How did the Navajo tribe reclaim some of their territory in the southwest in 1868? What role did an East Tennessean play in the process? Find out on June 21st at the History Happy Hour!
This month’s History Happy Hour features Stephanie Steinhorst from the Andrew Johnson National Park in Greeneville. She will be discussing the 1868 treaty between the Navajo and the United States. The presentation will be at 6:30 pm at the Chester Inn State Historic Site and Museum in Jonesborough. There will be free refreshments, and the program is free and open to the public.

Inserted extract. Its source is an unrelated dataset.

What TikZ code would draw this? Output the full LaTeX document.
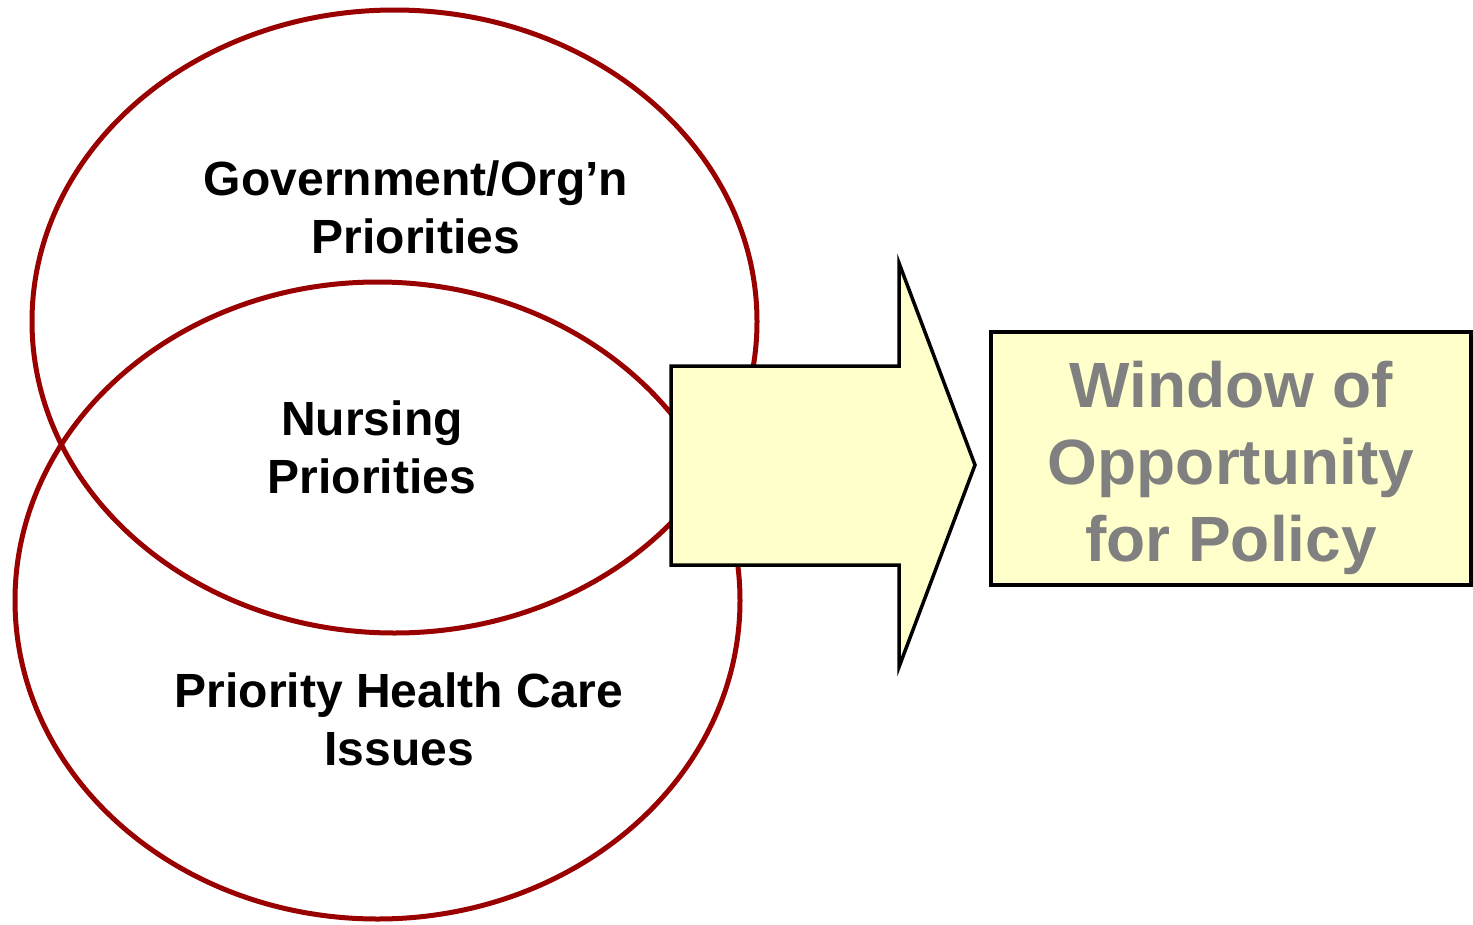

Following the Civil War, the United States embarked on a series of negotiations, interactions, and conflicts with Native American tribes west of the Mississippi River. In 1863 the Navajo tribe was relocated from their native land in the Four Corners area of the southwest to the Bosque Redondo reservation in New Mexico. Many of the Navajo died on the forced journey, and more passed away while living on the reservation. In April 1868, a Navajo delegation petitioned President Andrew Johnson to allow the tribe to return to the Four Corners area, and in June 1868 a treaty was signed by both parties.
History Happy Hour is a collaborative program that features speakers and researchers from various local organizations, museums, and schools. Presenters for 2018 include independent researchers, National Park Service rangers, professors, and museum professionals from across the region. The programs are on the 3rd Thursday each month at 6:30 pm. All programs are free and open to the public.